Las bases de la discordia secular entre españoles aparecen netamente desde entonces y la herida abierta por el edicto real de marzo de 1492 no cicatrizará nunca”.

Si en un sistema colectivo rigen las mismas leyes que en el sistema familiar, los llamados órdenes del amor, entonces la negación de la pertenencia de los judíos y moros españoles tiene que haber perjudicado de manera profunda a este sistema español y a su alma. Varios siglos después, la Guerra Civil entre (1936 y 1939) pa­re­ce una prolongación de la misma dinámica, una lucha entre Caín y Abel en el intento de excluirse mutuamente, que dio como resultado el exilio de un millón de españoles.

También la colonización de Latinoamérica, a partir de su descubrimiento por Cristóbal Colón en 1492, con la consiguiente ma­tan­za de indígenas y el comercio con esclavos procedentes de África para explotar las nuevas colonias entre el siglo XVI y XVIII, tienen que haber dejado huella en el alma española, por los lazos que se formaron entre los perpetradores y sus víctimas. (En este sentido se podría comprender la actual inmigración masiva de los magrebíes, africanos y latinoamericanos como un movimiento de compensación).

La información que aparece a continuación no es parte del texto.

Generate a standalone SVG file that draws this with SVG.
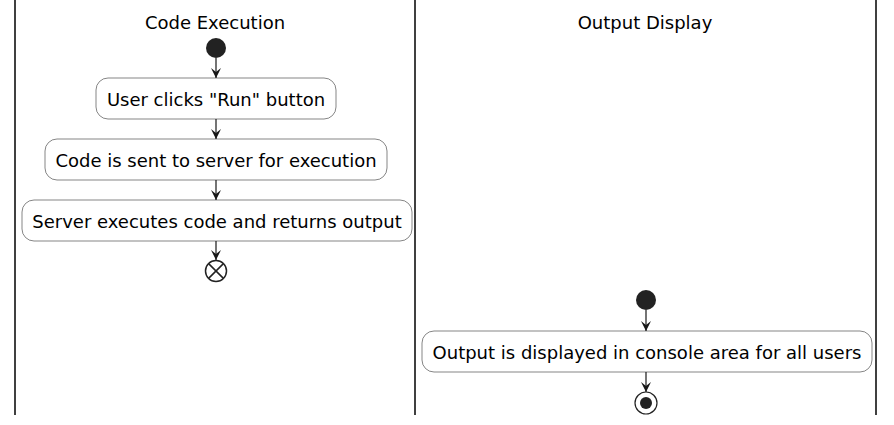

Cada país tiene sus propias dinámicas: no se observa lo mismo ni en la misma intensidad en distintos países. El tema de la separación y la exclusión aparece con frecuencia en las demandas de los participantes en los talleres de Constelaciones Familiares en España. Claramente es un tema dominante. Tiene que ver con el alma colectiva española, y la exclusión histórica de colectivos que ya forman parte del alma española hace que esto se refleje incluso en la actualidad en los destinos de las familias e individuos que participan en esta alma colectiva y viven bajo su influencia.